Edited by Anna Popper
Freedom Day on 27 April is an annual celebration of the first-ever non-racial democratic elections in South Africa in 1994. These were the first post-apartheid national elections held in the country in which anyone could vote regardless of race. It is a milestone in their history as it marks the end of over three hundred years of colonialism, racial segregation and the establishment of a new democratic government led by Nelson Mandela, a new state subject to a new constitution. The magnitude of South Africa’s first democratic elections has never diminished and it remains an example to people and nations around the world striving for freedom, independence and democracy.
On the occasion of the National Day of the Republic of South Africa, H.E. Mr Gangumzi Tsengiwe, Ambassador of South Africa hosted a diplomatic reception at Budapest Marriott Hotel. The event was attended by members of the Diplomatic Corps, government officials and South African nationals, wearing colourful African attire.

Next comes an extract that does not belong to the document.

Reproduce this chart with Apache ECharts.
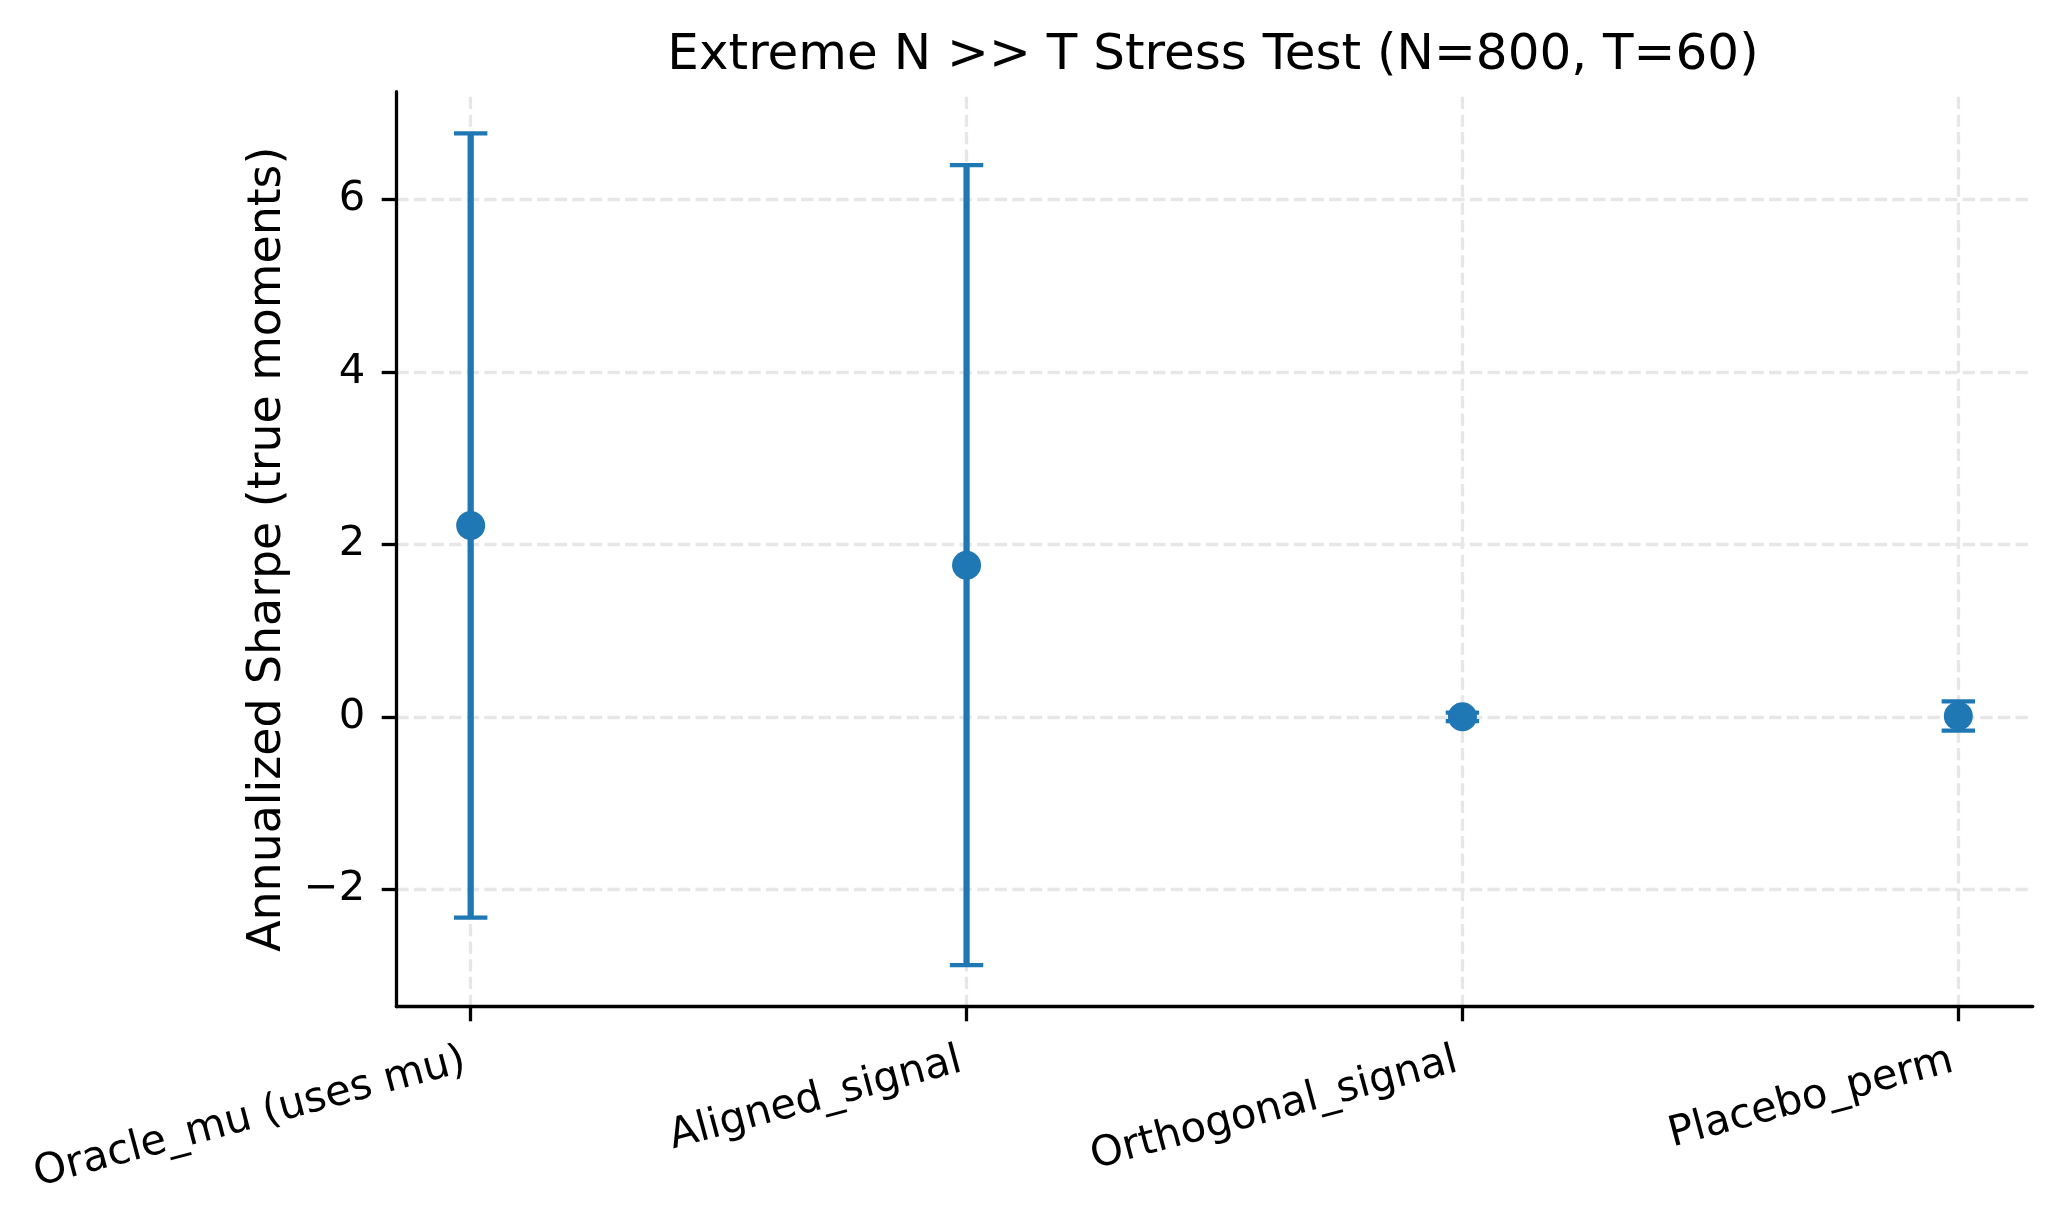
<!DOCTYPE html>
<html>
<head>
<meta charset="utf-8">
<script src="https://cdn.jsdelivr.net/npm/echarts@6/dist/echarts.min.js"></script>
<style>
  html, body { margin: 0; padding: 0; background: #ffffff; }
  #chart { width: 2060px; height: 1220px; }
</style>
</head>
<body>
<div id="chart"></div>
<script>
// ---- data ----
const categories = ['Oracle_mu (uses mu)', 'Aligned_signal', 'Orthogonal_signal', 'Placebo_perm'];
const meanSharpe = [2.22, 1.76, 0.0, 0.01];
const errSharpe = [4.55, 4.64, 0.05, 0.17];
const yTicks = [-2, 0, 2, 4, 6];
const titleText = 'Extreme N >> T Stress Test (N=800, T=60)';
const yLabel = 'Annualized Sharpe (true moments)';

// ---- derived ----
const catIdx = categories.map((c, i) => i);
const lows = meanSharpe.map((m, i) => m - errSharpe[i]);
const highs = meanSharpe.map((m, i) => m + errSharpe[i]);
const lo = Math.min(...lows), hi = Math.max(...highs);
const yPad = (hi - lo) * 0.05;
const xPad = (categories.length - 1) * 0.05;

const FONT = 'DejaVu Sans';
const BLUE = '#1f77b4';
const GRID_STYLE = { color: '#e7e7e7', width: 3.3, type: [12.3, 5.3] };

const chart = echarts.init(document.getElementById('chart'), null, { renderer: 'canvas' });

const option = {
  animation: false,
  backgroundColor: '#ffffff',
  title: {
    text: titleText,
    left: 1208,
    textAlign: 'center',
    top: 26,
    textStyle: { fontFamily: FONT, fontSize: 50, fontWeight: 'normal', color: '#000' }
  },
  grid: { left: 396.3, right: 27.3, top: 91.7, bottom: 213.3, containLabel: false },
  xAxis: {
    type: 'value',
    min: -xPad,
    max: categories.length - 1 + xPad,
    z: 10,
    axisLine: { show: true, onZero: false, lineStyle: { color: '#000', width: 3.3 } },
    axisTick: { show: true, length: 14.6, lineStyle: { color: '#000', width: 3.3 }, customValues: catIdx },
    axisLabel: {
      customValues: catIdx,
      rotate: 15,
      margin: 52,
      padding: [0, 6, 0, 0],
      fontFamily: FONT,
      fontSize: 41.7,
      color: '#000',
      formatter: v => categories[Math.round(v)]
    },
    splitLine: { show: false }
  },
  yAxis: {
    type: 'value',
    min: lo - yPad,
    max: hi + yPad,
    z: 10,
    name: yLabel,
    nameLocation: 'middle',
    nameRotate: 90,
    nameGap: 105,
    nameTextStyle: { fontFamily: FONT, fontSize: 45.8, color: '#000' },
    axisLine: { show: true, onZero: false, lineStyle: { color: '#000', width: 3.3 } },
    axisTick: { show: true, length: 14.6, lineStyle: { color: '#000', width: 3.3 }, customValues: yTicks },
    axisLabel: {
      customValues: yTicks,
      margin: 31,
      fontFamily: FONT,
      fontSize: 41.7,
      color: '#000',
      formatter: v => (v < 0 ? '\u2212' + Math.abs(v) : String(v))
    },
    splitLine: { show: false }
  },
  series: [
    {
      name: 'grid',
      type: 'scatter',
      z: 1,
      symbolSize: 0,
      silent: true,
      data: catIdx.map(i => [i, meanSharpe[i]]),
      markLine: {
        z: 1,
        silent: true,
        symbol: ['none', 'none'],
        label: { show: false },
        lineStyle: GRID_STYLE,
        emphasis: { disabled: true },
        data: [
          ...catIdx.map(i => ({ xAxis: i })),
          ...yTicks.map(t => ({ yAxis: t }))
        ]
      }
    },
    {
      name: 'errorbars',
      type: 'custom',
      z: 3,
      silent: true,
      data: catIdx.map(i => [i, lows[i], highs[i]]),
      renderItem: function (params, api) {
        const x = api.value(0);
        const pLo = api.coord([x, api.value(1)]);
        const pHi = api.coord([x, api.value(2)]);
        const capHalf = 16.7;
        const style = { stroke: BLUE, lineWidth: 6.25 };
        const capStyle = { stroke: BLUE, lineWidth: 4.17 };
        return {
          type: 'group',
          children: [
            { type: 'line', shape: { x1: pLo[0], y1: pLo[1], x2: pHi[0], y2: pHi[1] }, style: style },
            { type: 'line', shape: { x1: pLo[0] - capHalf, y1: pLo[1], x2: pLo[0] + capHalf, y2: pLo[1] }, style: capStyle },
            { type: 'line', shape: { x1: pHi[0] - capHalf, y1: pHi[1], x2: pHi[0] + capHalf, y2: pHi[1] }, style: capStyle }
          ]
        };
      }
    },
    {
      name: 'mean',
      type: 'scatter',
      z: 4,
      symbol: 'circle',
      symbolSize: 29,
      itemStyle: { color: BLUE, opacity: 1 },
      data: catIdx.map(i => [i, meanSharpe[i]])
    }
  ]
};

chart.setOption(option);
</script>
</body>
</html>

In his remarks, the Head of Mission greeted the guests, thanked the presence of Mr. István Jakab, Deputy Speaker of the Hungarian Parliament, and stressed:
“On behalf of the Government and People of the Republic of South Africa, it is my pleasure to extend a warm welcome to you. The 27 April 2023 marked the 29th anniversary of South Africa’s first democratic elections. This day is commemorated every year to honour those unsung heroes and heroines who fought for our freedom and paved the way for a democratic society. During this period, we also reflect on the progress made over our democratic journey thus far, and consider how we can further strengthen our democracy.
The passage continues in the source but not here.